* [SHORT PROBLEM]: Starting with the first line below, extract each line through the one that contains "x_ticks = [0.05, 0.10, 0.15, 0.20]", inclusive, excluding pictures.

* [RECORDS SUPPLIED]:

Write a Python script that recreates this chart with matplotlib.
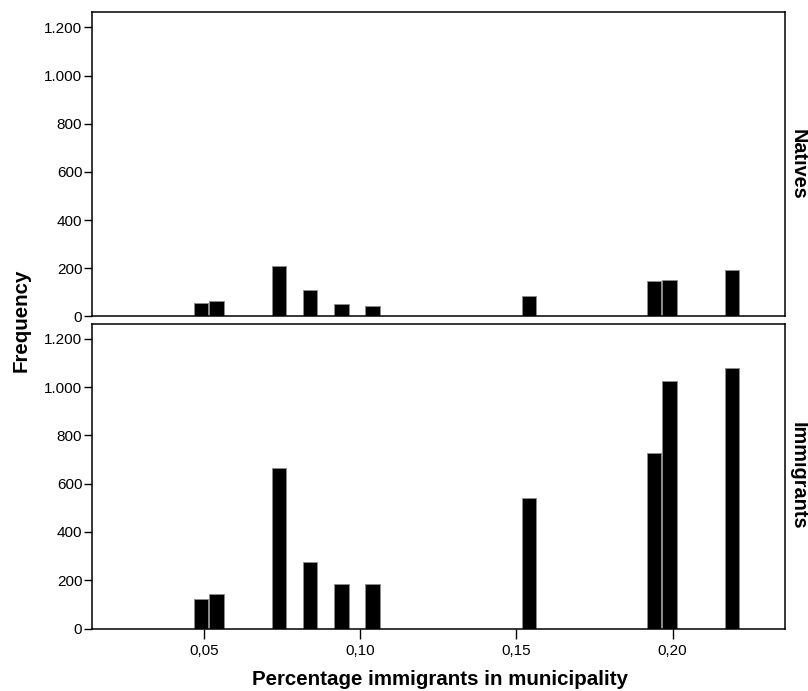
#!/usr/bin/env python3
"""Frequency of natives and immigrants by share of immigrants in the municipality."""

import matplotlib
matplotlib.use("Agg")
import matplotlib.pyplot as plt
from matplotlib.ticker import FuncFormatter

plt.rcParams['font.family'] = ['Liberation Sans', 'DejaVu Sans']

# share of immigrants in the municipality (bar centres)
pct_immigrants = [0.049, 0.054, 0.074, 0.084, 0.094, 0.104, 0.154, 0.194, 0.199, 0.219]
natives = [58, 64, 208, 110, 50, 44, 84, 148, 151, 195]
immigrants = [124, 145, 664, 274, 186, 185, 540, 728, 1024, 1077]
panel_names = ['Natives', 'Immigrants']
y_ticks = [0, 200, 400, 600, 800, 1000, 1200]
x_ticks = [0.05, 0.10, 0.15, 0.20]


def thousands(v, pos):
    return f"{int(v):,}".replace(',', '.')


def decimals(v, pos):
    return f"{v:.2f}".replace('.', ',')


fig = plt.figure(figsize=(8.08, 6.91), dpi=100)
ax_top = fig.add_axes([0.1139, 0.5420, 0.858, 0.4402])
ax_bot = fig.add_axes([0.1139, 0.0904, 0.858, 0.4414], sharex=ax_top)

for ax, counts, name in zip([ax_top, ax_bot], [natives, immigrants], panel_names):
    ax.bar(pct_immigrants, counts, width=0.0046, color='black',
           edgecolor='0.55', linewidth=0.7)
    ax.set_ylim(0, 1263)
    ax.set_yticks(y_ticks)
    ax.yaxis.set_major_formatter(FuncFormatter(thousands))
    ax.tick_params(axis='y', direction='out', length=6, width=1, pad=1,
                   labelsize=11)
    for s in ax.spines.values():
        s.set_linewidth(1.1)
    # panel label on the right, centred on the axes
    box = ax.get_position()
    fig.text(0.9875, (box.y0 + box.y1) / 2, name, rotation=-90,
             ha='center', va='center', fontsize=14.3, fontweight='bold')

ax_top.set_xlim(0.0142, 0.2361)
ax_top.tick_params(axis='x', bottom=False, labelbottom=False)
ax_bot.set_xticks(x_ticks)
ax_bot.xaxis.set_major_formatter(FuncFormatter(decimals))
ax_bot.tick_params(axis='x', direction='out', length=7, width=1, pad=4,
                   labelsize=11)

fig.text(0.0266, 0.537, 'Frequency', rotation=90, ha='center', va='center',
         fontsize=14.8, fontweight='bold')
fig.text(0.545, 0.016, 'Percentage immigrants in municipality', ha='center',
         va='center', fontsize=14.8, fontweight='bold')

fig.savefig('out.png', dpi=100)
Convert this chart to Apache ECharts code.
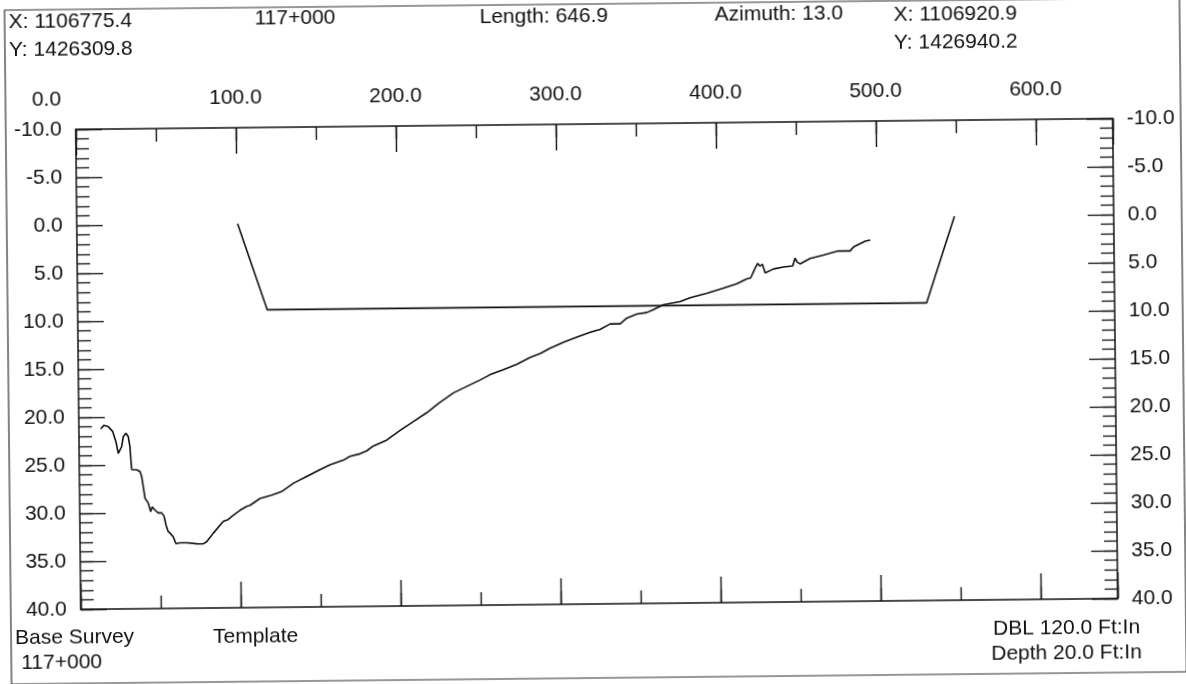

* [SOLUTION FOR THIS TASK]:
Write a Python script that recreates this chart with matplotlib.
#!/usr/bin/env python3
"""Frequency of natives and immigrants by share of immigrants in the municipality."""

import matplotlib
matplotlib.use("Agg")
import matplotlib.pyplot as plt
from matplotlib.ticker import FuncFormatter

plt.rcParams['font.family'] = ['Liberation Sans', 'DejaVu Sans']

# share of immigrants in the municipality (bar centres)
pct_immigrants = [0.049, 0.054, 0.074, 0.084, 0.094, 0.104, 0.154, 0.194, 0.199, 0.219]
natives = [58, 64, 208, 110, 50, 44, 84, 148, 151, 195]
immigrants = [124, 145, 664, 274, 186, 185, 540, 728, 1024, 1077]
panel_names = ['Natives', 'Immigrants']
y_ticks = [0, 200, 400, 600, 800, 1000, 1200]
x_ticks = [0.05, 0.10, 0.15, 0.20]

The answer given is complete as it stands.